__Provided material__:
☆ ☆ ☆ ☆ ☆ ☆ ☆

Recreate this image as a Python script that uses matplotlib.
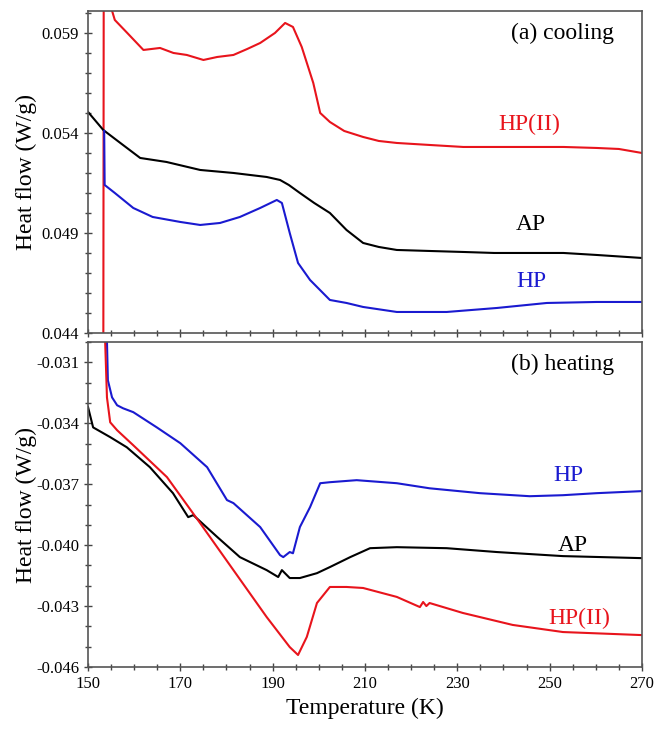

☆ ☆ ☆ ☆ ☆ ☆ ☆

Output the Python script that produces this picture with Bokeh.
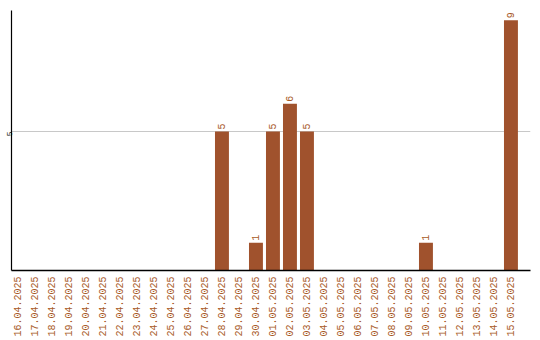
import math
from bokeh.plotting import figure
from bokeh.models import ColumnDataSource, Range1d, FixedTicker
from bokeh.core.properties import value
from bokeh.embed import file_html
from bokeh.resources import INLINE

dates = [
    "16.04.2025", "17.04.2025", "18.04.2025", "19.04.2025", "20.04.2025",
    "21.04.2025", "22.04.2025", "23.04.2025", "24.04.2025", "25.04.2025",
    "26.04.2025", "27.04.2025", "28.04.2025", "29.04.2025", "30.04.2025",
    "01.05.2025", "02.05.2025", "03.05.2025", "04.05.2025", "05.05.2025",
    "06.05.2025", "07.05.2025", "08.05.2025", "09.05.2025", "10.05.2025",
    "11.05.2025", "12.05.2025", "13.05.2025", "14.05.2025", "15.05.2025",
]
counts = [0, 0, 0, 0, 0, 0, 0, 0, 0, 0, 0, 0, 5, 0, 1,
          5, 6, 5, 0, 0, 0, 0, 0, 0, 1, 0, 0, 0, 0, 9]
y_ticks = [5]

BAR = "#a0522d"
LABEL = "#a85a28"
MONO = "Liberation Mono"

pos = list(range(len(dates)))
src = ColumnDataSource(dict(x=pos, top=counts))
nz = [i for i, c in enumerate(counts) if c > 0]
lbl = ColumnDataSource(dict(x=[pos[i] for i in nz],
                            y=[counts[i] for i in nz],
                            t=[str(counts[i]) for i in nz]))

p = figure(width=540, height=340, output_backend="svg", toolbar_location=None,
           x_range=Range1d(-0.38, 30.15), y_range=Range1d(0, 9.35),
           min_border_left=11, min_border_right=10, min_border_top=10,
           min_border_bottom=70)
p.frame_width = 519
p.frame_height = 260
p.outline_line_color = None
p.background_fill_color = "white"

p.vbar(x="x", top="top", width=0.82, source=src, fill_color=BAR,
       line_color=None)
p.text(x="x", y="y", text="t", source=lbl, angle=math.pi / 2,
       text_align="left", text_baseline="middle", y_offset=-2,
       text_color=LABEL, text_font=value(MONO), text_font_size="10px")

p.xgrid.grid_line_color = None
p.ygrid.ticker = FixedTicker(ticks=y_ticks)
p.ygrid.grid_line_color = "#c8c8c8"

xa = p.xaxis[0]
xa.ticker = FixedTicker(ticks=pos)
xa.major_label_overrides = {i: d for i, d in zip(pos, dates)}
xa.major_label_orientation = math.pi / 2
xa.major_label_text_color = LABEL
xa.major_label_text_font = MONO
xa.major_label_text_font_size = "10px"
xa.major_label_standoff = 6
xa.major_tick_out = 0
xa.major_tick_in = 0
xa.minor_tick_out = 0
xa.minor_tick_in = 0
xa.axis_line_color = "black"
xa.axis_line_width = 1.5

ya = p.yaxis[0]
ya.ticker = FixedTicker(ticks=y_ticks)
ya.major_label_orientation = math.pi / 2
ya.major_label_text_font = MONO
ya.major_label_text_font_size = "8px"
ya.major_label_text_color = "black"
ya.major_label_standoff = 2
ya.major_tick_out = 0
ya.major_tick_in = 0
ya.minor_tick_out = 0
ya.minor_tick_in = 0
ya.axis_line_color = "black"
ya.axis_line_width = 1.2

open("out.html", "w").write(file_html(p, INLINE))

☆ ☆ ☆ ☆ ☆ ☆ ☆

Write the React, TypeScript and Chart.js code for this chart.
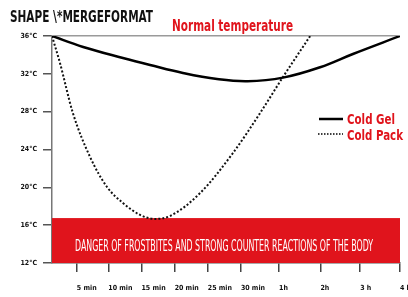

☆ ☆ ☆ ☆ ☆ ☆ ☆

__What the task requires__:
Could you quote, word for word, only the lines from the one containing "Output the Python" through the one containing "from bokeh.resources import INLINE", both included, and leave out any pictures?

__Solution for this exercise__:
Output the Python script that produces this picture with Bokeh.
import math
from bokeh.plotting import figure
from bokeh.models import ColumnDataSource, Range1d, FixedTicker
from bokeh.core.properties import value
from bokeh.embed import file_html
from bokeh.resources import INLINE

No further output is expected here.